- The U.S. Navy awarded Castelion Corp. a $23.4 million contract on June 12, 2026 to produce 50 pre-production prototypes of the Blackbeard hypersonic missile, with work completing December 2027.
- Saronic and Castelion announced plans on June 11, 2026 to integrate Blackbeard onto Saronic's Marauder unmanned surface vessel, targeting a maritime launch demonstration in 2027.
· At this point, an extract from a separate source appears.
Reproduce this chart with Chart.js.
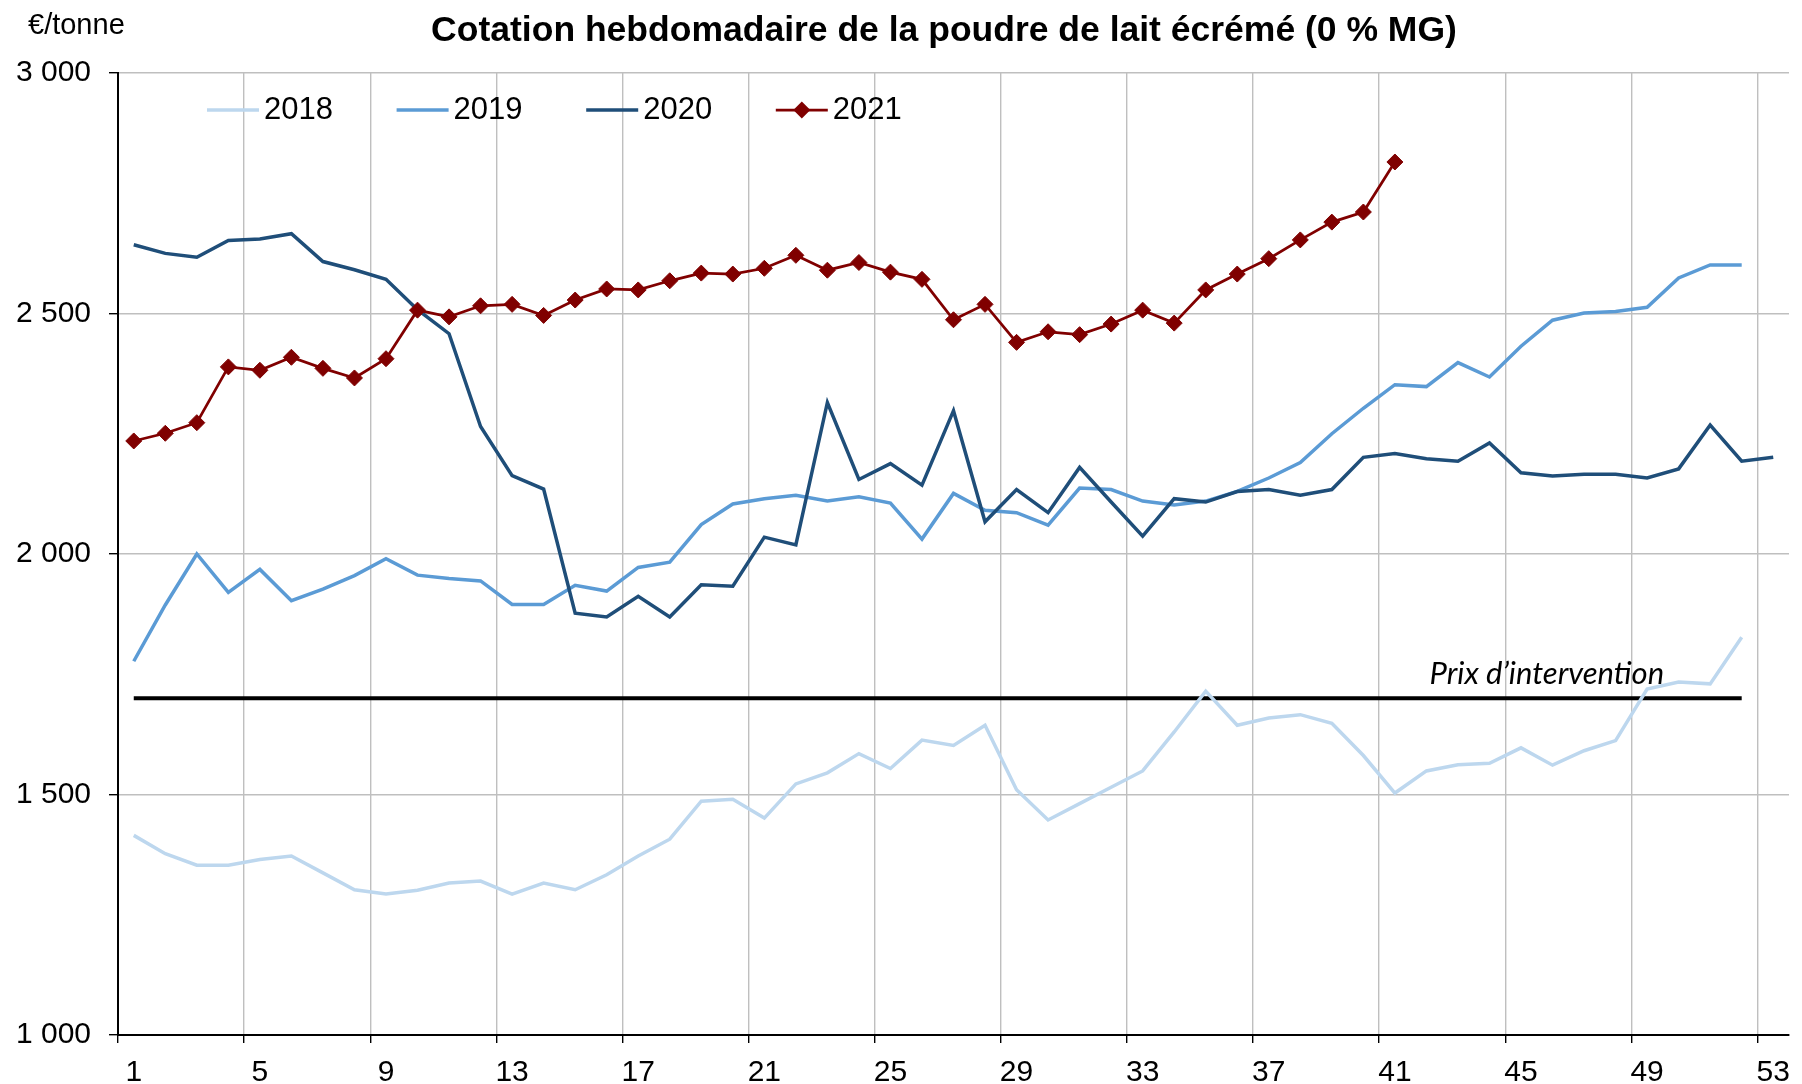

Hypersonic weapons have long been the most expensive category of precision strike munitions in any military’s arsenal, costing tens of millions of dollars per round and taking decades to develop. The U.S. Navy is now betting on a different model entirely, awarding Castelion Corp., a defense technology startup based in Torrance, California, a $23.4 million contract to produce 50 early operational capability pre-production prototypes of its Blackbeard hypersonic strike missile along with 50 dedicated storage and shipping containers. The contract, awarded on June 12, 2026, is the latest step in a program explicitly designed to produce hypersonic weapons at a price point and production rate that previous programs never attempted.
Blackbeard is a low-cost hypersonic strike missile developed by Castelion, built to travel at speeds exceeding Mach 5, roughly five times the speed of sound, along trajectories that are far harder for modern air defense systems to intercept than a subsonic missile following a predictable arc. The $23.4 million prototype contract covers development-stage hardware at different economics, but the long-term production cost target is the number that defines the program’s ambition: a hypersonic weapon cheap enough to buy in the quantities that would make an adversary’s air defense planning genuinely difficult.
The contract falls under a Small Business Innovation Research Phase III effort titled “Low Cost Highly Manufacturable Long Range Strike Weapon Production,” a program designation that signals Washington’s priorities as clearly as any policy document. Work will be performed 75% in Rio Rancho, New Mexico, where Castelion is building its Project Ranger manufacturing campus, and 25% in Torrance, California, with completion expected by December 2027. The same basic ordering agreement that covers this prototype contract has funded every prior Blackbeard development order, including a $50 million order in February 2026 for full-scale prototypes and flight testing, and a $105 million modification in April 2026 to integrate Blackbeard onto the F/A-18 carrier-based fighter for live fire testing in the Indo-Pacific, as The Defence Blog previously reported.
The pace at which this program has accumulated contracts reflects a deliberate acceleration that distinguishes it from every previous hypersonic weapons effort the Pentagon has funded. Castelion went from clean-sheet design to more than 25 flight tests in under two and a half years, building the weapon for mass production from inception rather than treating manufacturability as a secondary concern. The company has committed more than $250 million in private capital to Project Ranger, a 1,000-acre hypersonic manufacturing campus in Sandoval County, New Mexico, designed for vertically integrated production of solid rocket motors, guidance systems, and final assembly, with all 21 planned structures targeted for completion by end of 2026. In May 2026, the Department of War signed a production framework agreement with Castelion for a guaranteed minimum of 500 Blackbeard missiles per year once testing and validation is complete, with a pathway to purchase thousands of additional missiles annually.
A day earlier, on June 11, Castelion and Saronic announced plans to integrate Blackbeard with Saronic’s Marauder MUSV for a 2027 maritime launch demonstration, adding a third launch domain to a weapon already being integrated onto carrier-based fighters and Army HIMARS rocket artillery. Saronic Technologies, an Austin, Texas-based autonomous vessel company founded in late 2022, built the Marauder, a medium unmanned surface vessel approximately 55 meters (180 feet) in length capable of operating without a crew. Saronic brought Marauder from design to on-water trials in under a year and is actively building three more hulls at its shipyard in Franklin, Louisiana, while executing a $300 million shipyard expansion expected to deliver production capacity for 20 Marauders annually by end of 2026.
Dino Mavrookas, Co-Founder and CEO of Saronic, described what the integration means for adversary planning. “Launching a Castelion hypersonic from a Marauder MUSV significantly changes the approach for any adversary calculating where and how the U.S. can strike,” Mavrookas said.
Bryon Hargis, Co-Founder and CEO of Castelion, framed it from the warfighter’s perspective. “Blackbeard and Marauder will give our warfighters more shots, from more places, with fewer constraints,” Hargis said.